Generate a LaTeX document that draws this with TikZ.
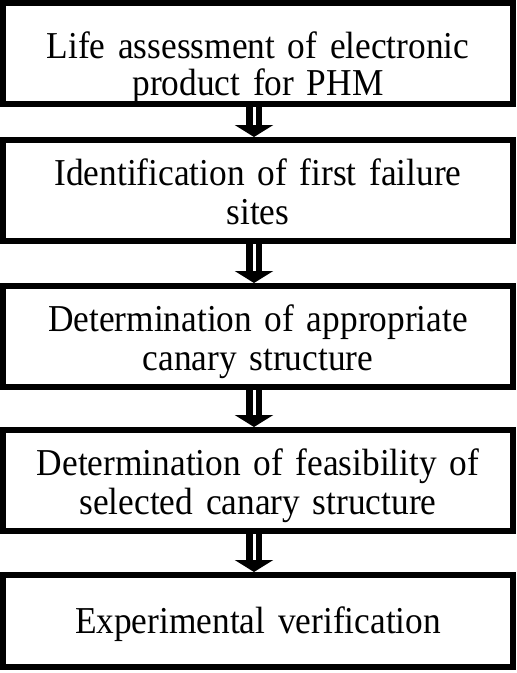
\documentclass[tikz,border=0pt]{standalone}
\usepackage{fontspec}
\setmainfont{Liberation Serif}[FakeStretch=0.93]
\usetikzlibrary{arrows.meta}

\newcommand{\boxfont}[1]{\fontsize{38}{#1}\selectfont\spaceskip=0.17em plus 0.1em minus 0.05em\relax}

\tikzset{
  flowbox/.style={draw, line width=6pt, minimum width=510pt, minimum height=101pt,
    text width=505pt, align=center, inner sep=0pt,
    font=\boxfont{39}, text height=0pt, text depth=10pt},
  dblarrow/.style={line width=6.5pt, double=white, double distance=3pt,
    -{Triangle[width=38pt,length=12pt]}},
}

\begin{document}
\begin{tikzpicture}[x=1pt,y=-1pt]
\useasboundingbox (0,0) rectangle (517,673);

% The steps of the flow
\node[flowbox, font=\boxfont{37}, text height=10pt, text depth=0pt] (b1) at (258,53.5)
  {Life assessment of electronic\\product for PHM};
\node[flowbox] (b2) at (258,190.5) {Identification of first failure\\sites};
\node[flowbox] (b3) at (258,336.5) {Determination of appropriate\\canary structure};
\node[flowbox] (b4) at (258,480.5) {Determination of feasibility of\\selected canary structure};
\node[flowbox, minimum height=92pt, text height=24pt, text depth=0pt] (b5) at (258,621)
  {Experimental verification};

% The arrows between them
\foreach \a/\b in {b1/b2,b2/b3,b3/b4,b4/b5}{
  \draw[dblarrow] ([xshift=-4pt]\a.south) -- ([xshift=-4pt]\b.north);
}

\end{tikzpicture}
\end{document}
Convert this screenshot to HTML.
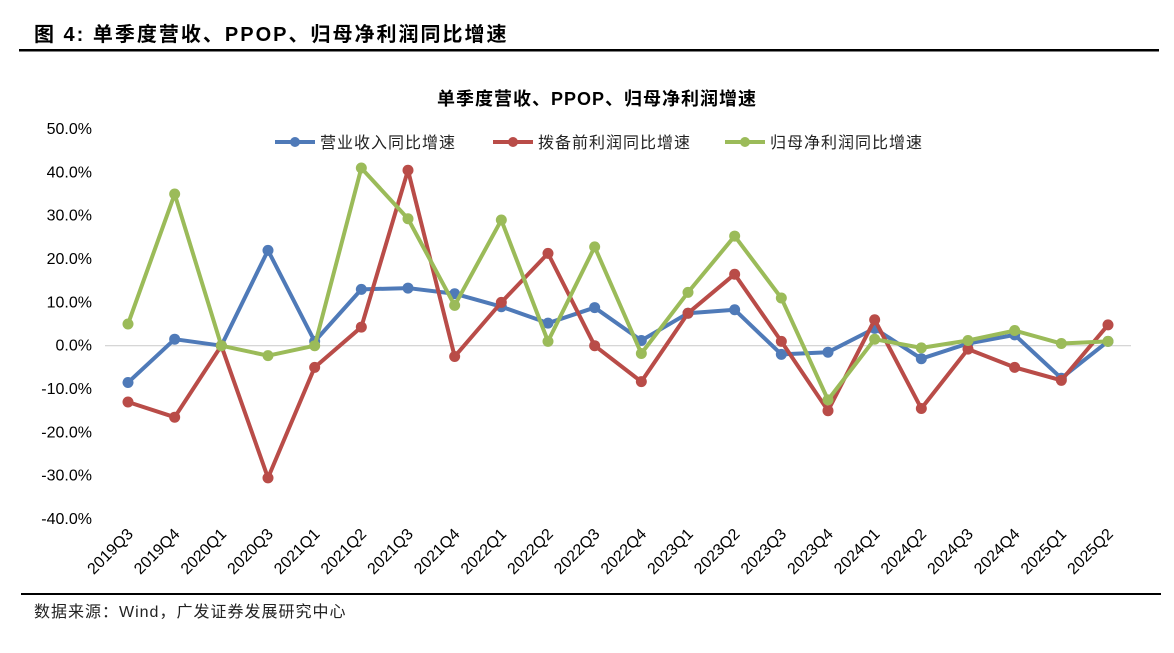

___

- WHAT YOU NEED TO DO
Repeat only what runs from the first line of the records above to the line with "plus 0.1em minus", both included, word for word, minus the pictures.

- FINISHED ANSWER
Generate a LaTeX document that draws this with TikZ.
\documentclass[tikz,border=0pt]{standalone}
\usepackage{fontspec}
\setmainfont{Liberation Serif}[FakeStretch=0.93]
\usetikzlibrary{arrows.meta}

\newcommand{\boxfont}[1]{\fontsize{38}{#1}\selectfont\spaceskip=0.17em plus 0.1em minus 0.05em\relax}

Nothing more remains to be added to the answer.